>> begin Source data

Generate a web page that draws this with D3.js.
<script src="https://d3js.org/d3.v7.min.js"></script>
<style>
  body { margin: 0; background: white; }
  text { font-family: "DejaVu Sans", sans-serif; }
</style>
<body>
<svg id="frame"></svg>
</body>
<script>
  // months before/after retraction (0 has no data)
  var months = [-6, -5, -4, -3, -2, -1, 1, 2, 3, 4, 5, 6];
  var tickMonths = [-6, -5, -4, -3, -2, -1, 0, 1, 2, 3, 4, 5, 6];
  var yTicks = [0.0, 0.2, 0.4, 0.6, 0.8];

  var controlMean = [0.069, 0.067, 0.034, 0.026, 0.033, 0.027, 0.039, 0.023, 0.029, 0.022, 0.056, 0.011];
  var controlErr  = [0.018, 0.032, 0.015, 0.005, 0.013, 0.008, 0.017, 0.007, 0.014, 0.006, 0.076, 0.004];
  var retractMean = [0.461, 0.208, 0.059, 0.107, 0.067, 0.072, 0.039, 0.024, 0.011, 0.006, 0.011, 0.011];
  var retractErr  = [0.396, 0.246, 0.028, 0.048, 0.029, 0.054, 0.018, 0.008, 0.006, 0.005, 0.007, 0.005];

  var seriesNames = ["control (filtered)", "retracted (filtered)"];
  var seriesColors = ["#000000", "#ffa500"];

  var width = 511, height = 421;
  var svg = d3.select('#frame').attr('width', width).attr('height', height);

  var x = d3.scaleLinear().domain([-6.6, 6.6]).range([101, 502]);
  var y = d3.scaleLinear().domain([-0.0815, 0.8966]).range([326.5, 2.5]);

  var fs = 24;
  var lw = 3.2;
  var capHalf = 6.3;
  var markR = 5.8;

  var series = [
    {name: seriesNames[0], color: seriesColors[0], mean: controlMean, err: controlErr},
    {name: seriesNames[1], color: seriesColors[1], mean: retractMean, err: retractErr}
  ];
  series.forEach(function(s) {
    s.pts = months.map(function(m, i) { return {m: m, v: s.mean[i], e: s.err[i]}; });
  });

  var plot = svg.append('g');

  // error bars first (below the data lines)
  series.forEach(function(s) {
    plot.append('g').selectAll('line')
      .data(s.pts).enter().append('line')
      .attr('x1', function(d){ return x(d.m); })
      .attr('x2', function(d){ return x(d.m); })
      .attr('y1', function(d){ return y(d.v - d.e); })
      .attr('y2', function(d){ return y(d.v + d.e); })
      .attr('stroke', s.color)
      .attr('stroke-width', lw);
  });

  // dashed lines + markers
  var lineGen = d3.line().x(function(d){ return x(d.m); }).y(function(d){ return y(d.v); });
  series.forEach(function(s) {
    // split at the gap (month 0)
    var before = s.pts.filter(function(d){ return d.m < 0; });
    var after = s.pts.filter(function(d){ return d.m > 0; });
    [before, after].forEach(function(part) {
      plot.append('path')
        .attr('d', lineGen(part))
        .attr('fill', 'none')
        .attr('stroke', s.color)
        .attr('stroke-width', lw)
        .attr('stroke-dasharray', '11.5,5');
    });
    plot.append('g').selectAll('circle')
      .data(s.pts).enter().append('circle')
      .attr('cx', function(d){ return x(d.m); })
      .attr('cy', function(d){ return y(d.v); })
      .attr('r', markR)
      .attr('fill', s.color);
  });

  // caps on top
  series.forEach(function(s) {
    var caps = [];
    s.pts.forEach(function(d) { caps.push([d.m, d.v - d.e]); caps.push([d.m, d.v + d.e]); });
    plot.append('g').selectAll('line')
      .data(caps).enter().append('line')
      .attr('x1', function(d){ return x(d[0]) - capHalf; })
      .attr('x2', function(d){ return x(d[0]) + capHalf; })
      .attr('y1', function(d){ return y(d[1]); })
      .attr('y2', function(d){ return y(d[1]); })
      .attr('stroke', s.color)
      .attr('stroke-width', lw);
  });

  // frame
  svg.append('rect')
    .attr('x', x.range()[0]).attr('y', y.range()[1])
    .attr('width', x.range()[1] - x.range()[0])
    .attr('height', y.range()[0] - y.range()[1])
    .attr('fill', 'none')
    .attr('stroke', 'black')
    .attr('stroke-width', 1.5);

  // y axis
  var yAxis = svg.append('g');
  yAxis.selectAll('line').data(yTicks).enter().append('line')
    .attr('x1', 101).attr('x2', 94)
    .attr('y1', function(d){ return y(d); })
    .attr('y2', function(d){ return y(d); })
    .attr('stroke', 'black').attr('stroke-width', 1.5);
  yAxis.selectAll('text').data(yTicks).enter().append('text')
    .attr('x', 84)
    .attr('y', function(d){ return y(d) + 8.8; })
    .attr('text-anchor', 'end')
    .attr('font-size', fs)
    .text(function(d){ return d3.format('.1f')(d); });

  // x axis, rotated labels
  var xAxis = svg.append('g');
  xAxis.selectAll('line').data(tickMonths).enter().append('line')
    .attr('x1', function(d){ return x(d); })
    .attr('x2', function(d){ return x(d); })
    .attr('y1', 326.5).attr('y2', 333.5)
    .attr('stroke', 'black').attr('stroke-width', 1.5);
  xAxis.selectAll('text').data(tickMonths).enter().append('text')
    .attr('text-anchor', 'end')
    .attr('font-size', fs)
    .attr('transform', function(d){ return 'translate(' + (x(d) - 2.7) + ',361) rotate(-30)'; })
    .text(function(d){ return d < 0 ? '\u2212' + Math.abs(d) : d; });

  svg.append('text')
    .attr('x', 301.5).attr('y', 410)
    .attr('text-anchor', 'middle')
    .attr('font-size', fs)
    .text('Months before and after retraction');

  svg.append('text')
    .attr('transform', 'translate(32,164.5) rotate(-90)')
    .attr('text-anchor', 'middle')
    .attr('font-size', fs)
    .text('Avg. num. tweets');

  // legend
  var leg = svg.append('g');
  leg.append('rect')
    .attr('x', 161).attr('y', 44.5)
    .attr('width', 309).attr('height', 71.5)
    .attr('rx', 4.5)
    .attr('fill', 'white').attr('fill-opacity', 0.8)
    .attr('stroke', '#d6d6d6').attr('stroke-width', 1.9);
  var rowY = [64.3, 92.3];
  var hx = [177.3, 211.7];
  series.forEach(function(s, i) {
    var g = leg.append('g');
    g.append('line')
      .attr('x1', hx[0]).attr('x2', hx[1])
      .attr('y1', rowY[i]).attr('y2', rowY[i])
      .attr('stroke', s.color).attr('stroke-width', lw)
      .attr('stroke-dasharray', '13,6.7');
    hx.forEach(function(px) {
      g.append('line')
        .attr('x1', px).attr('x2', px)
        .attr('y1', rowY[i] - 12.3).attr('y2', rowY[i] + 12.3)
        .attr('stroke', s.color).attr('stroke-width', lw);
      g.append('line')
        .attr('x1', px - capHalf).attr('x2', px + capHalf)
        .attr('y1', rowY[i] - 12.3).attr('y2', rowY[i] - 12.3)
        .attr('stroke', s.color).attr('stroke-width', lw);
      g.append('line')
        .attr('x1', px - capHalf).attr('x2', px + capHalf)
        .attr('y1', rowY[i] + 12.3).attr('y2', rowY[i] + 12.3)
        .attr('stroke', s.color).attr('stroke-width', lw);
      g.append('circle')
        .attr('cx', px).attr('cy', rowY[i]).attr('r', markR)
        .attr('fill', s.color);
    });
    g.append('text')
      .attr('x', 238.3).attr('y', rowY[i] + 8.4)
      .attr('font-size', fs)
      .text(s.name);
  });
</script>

>> end Source data

Stated exercise: Restate the data above word for word.

Finished answer:
Generate a web page that draws this with D3.js.
<script src="https://d3js.org/d3.v7.min.js"></script>
<style>
  body { margin: 0; background: white; }
  text { font-family: "DejaVu Sans", sans-serif; }
</style>
<body>
<svg id="frame"></svg>
</body>
<script>
  // months before/after retraction (0 has no data)
  var months = [-6, -5, -4, -3, -2, -1, 1, 2, 3, 4, 5, 6];
  var tickMonths = [-6, -5, -4, -3, -2, -1, 0, 1, 2, 3, 4, 5, 6];
  var yTicks = [0.0, 0.2, 0.4, 0.6, 0.8];

  var controlMean = [0.069, 0.067, 0.034, 0.026, 0.033, 0.027, 0.039, 0.023, 0.029, 0.022, 0.056, 0.011];
  var controlErr  = [0.018, 0.032, 0.015, 0.005, 0.013, 0.008, 0.017, 0.007, 0.014, 0.006, 0.076, 0.004];
  var retractMean = [0.461, 0.208, 0.059, 0.107, 0.067, 0.072, 0.039, 0.024, 0.011, 0.006, 0.011, 0.011];
  var retractErr  = [0.396, 0.246, 0.028, 0.048, 0.029, 0.054, 0.018, 0.008, 0.006, 0.005, 0.007, 0.005];

  var seriesNames = ["control (filtered)", "retracted (filtered)"];
  var seriesColors = ["#000000", "#ffa500"];

  var width = 511, height = 421;
  var svg = d3.select('#frame').attr('width', width).attr('height', height);

  var x = d3.scaleLinear().domain([-6.6, 6.6]).range([101, 502]);
  var y = d3.scaleLinear().domain([-0.0815, 0.8966]).range([326.5, 2.5]);

  var fs = 24;
  var lw = 3.2;
  var capHalf = 6.3;
  var markR = 5.8;

  var series = [
    {name: seriesNames[0], color: seriesColors[0], mean: controlMean, err: controlErr},
    {name: seriesNames[1], color: seriesColors[1], mean: retractMean, err: retractErr}
  ];
  series.forEach(function(s) {
    s.pts = months.map(function(m, i) { return {m: m, v: s.mean[i], e: s.err[i]}; });
  });

  var plot = svg.append('g');

  // error bars first (below the data lines)
  series.forEach(function(s) {
    plot.append('g').selectAll('line')
      .data(s.pts).enter().append('line')
      .attr('x1', function(d){ return x(d.m); })
      .attr('x2', function(d){ return x(d.m); })
      .attr('y1', function(d){ return y(d.v - d.e); })
      .attr('y2', function(d){ return y(d.v + d.e); })
      .attr('stroke', s.color)
      .attr('stroke-width', lw);
  });

  // dashed lines + markers
  var lineGen = d3.line().x(function(d){ return x(d.m); }).y(function(d){ return y(d.v); });
  series.forEach(function(s) {
    // split at the gap (month 0)
    var before = s.pts.filter(function(d){ return d.m < 0; });
    var after = s.pts.filter(function(d){ return d.m > 0; });
    [before, after].forEach(function(part) {
      plot.append('path')
        .attr('d', lineGen(part))
        .attr('fill', 'none')
        .attr('stroke', s.color)
        .attr('stroke-width', lw)
        .attr('stroke-dasharray', '11.5,5');
    });
    plot.append('g').selectAll('circle')
      .data(s.pts).enter().append('circle')
      .attr('cx', function(d){ return x(d.m); })
      .attr('cy', function(d){ return y(d.v); })
      .attr('r', markR)
      .attr('fill', s.color);
  });

  // caps on top
  series.forEach(function(s) {
    var caps = [];
    s.pts.forEach(function(d) { caps.push([d.m, d.v - d.e]); caps.push([d.m, d.v + d.e]); });
    plot.append('g').selectAll('line')
      .data(caps).enter().append('line')
      .attr('x1', function(d){ return x(d[0]) - capHalf; })
      .attr('x2', function(d){ return x(d[0]) + capHalf; })
      .attr('y1', function(d){ return y(d[1]); })
      .attr('y2', function(d){ return y(d[1]); })
      .attr('stroke', s.color)
      .attr('stroke-width', lw);
  });

  // frame
  svg.append('rect')
    .attr('x', x.range()[0]).attr('y', y.range()[1])
    .attr('width', x.range()[1] - x.range()[0])
    .attr('height', y.range()[0] - y.range()[1])
    .attr('fill', 'none')
    .attr('stroke', 'black')
    .attr('stroke-width', 1.5);

  // y axis
  var yAxis = svg.append('g');
  yAxis.selectAll('line').data(yTicks).enter().append('line')
    .attr('x1', 101).attr('x2', 94)
    .attr('y1', function(d){ return y(d); })
    .attr('y2', function(d){ return y(d); })
    .attr('stroke', 'black').attr('stroke-width', 1.5);
  yAxis.selectAll('text').data(yTicks).enter().append('text')
    .attr('x', 84)
    .attr('y', function(d){ return y(d) + 8.8; })
    .attr('text-anchor', 'end')
    .attr('font-size', fs)
    .text(function(d){ return d3.format('.1f')(d); });

  // x axis, rotated labels
  var xAxis = svg.append('g');
  xAxis.selectAll('line').data(tickMonths).enter().append('line')
    .attr('x1', function(d){ return x(d); })
    .attr('x2', function(d){ return x(d); })
    .attr('y1', 326.5).attr('y2', 333.5)
    .attr('stroke', 'black').attr('stroke-width', 1.5);
  xAxis.selectAll('text').data(tickMonths).enter().append('text')
    .attr('text-anchor', 'end')
    .attr('font-size', fs)
    .attr('transform', function(d){ return 'translate(' + (x(d) - 2.7) + ',361) rotate(-30)'; })
    .text(function(d){ return d < 0 ? '\u2212' + Math.abs(d) : d; });

  svg.append('text')
    .attr('x', 301.5).attr('y', 410)
    .attr('text-anchor', 'middle')
    .attr('font-size', fs)
    .text('Months before and after retraction');

  svg.append('text')
    .attr('transform', 'translate(32,164.5) rotate(-90)')
    .attr('text-anchor', 'middle')
    .attr('font-size', fs)
    .text('Avg. num. tweets');

  // legend
  var leg = svg.append('g');
  leg.append('rect')
    .attr('x', 161).attr('y', 44.5)
    .attr('width', 309).attr('height', 71.5)
    .attr('rx', 4.5)
    .attr('fill', 'white').attr('fill-opacity', 0.8)
    .attr('stroke', '#d6d6d6').attr('stroke-width', 1.9);
  var rowY = [64.3, 92.3];
  var hx = [177.3, 211.7];
  series.forEach(function(s, i) {
    var g = leg.append('g');
    g.append('line')
      .attr('x1', hx[0]).attr('x2', hx[1])
      .attr('y1', rowY[i]).attr('y2', rowY[i])
      .attr('stroke', s.color).attr('stroke-width', lw)
      .attr('stroke-dasharray', '13,6.7');
    hx.forEach(function(px) {
      g.append('line')
        .attr('x1', px).attr('x2', px)
        .attr('y1', rowY[i] - 12.3).attr('y2', rowY[i] + 12.3)
        .attr('stroke', s.color).attr('stroke-width', lw);
      g.append('line')
        .attr('x1', px - capHalf).attr('x2', px + capHalf)
        .attr('y1', rowY[i] - 12.3).attr('y2', rowY[i] - 12.3)
        .attr('stroke', s.color).attr('stroke-width', lw);
      g.append('line')
        .attr('x1', px - capHalf).attr('x2', px + capHalf)
        .attr('y1', rowY[i] + 12.3).attr('y2', rowY[i] + 12.3)
        .attr('stroke', s.color).attr('stroke-width', lw);
      g.append('circle')
        .attr('cx', px).attr('cy', rowY[i]).attr('r', markR)
        .attr('fill', s.color);
    });
    g.append('text')
      .attr('x', 238.3).attr('y', rowY[i] + 8.4)
      .attr('font-size', fs)
      .text(s.name);
  });
</script>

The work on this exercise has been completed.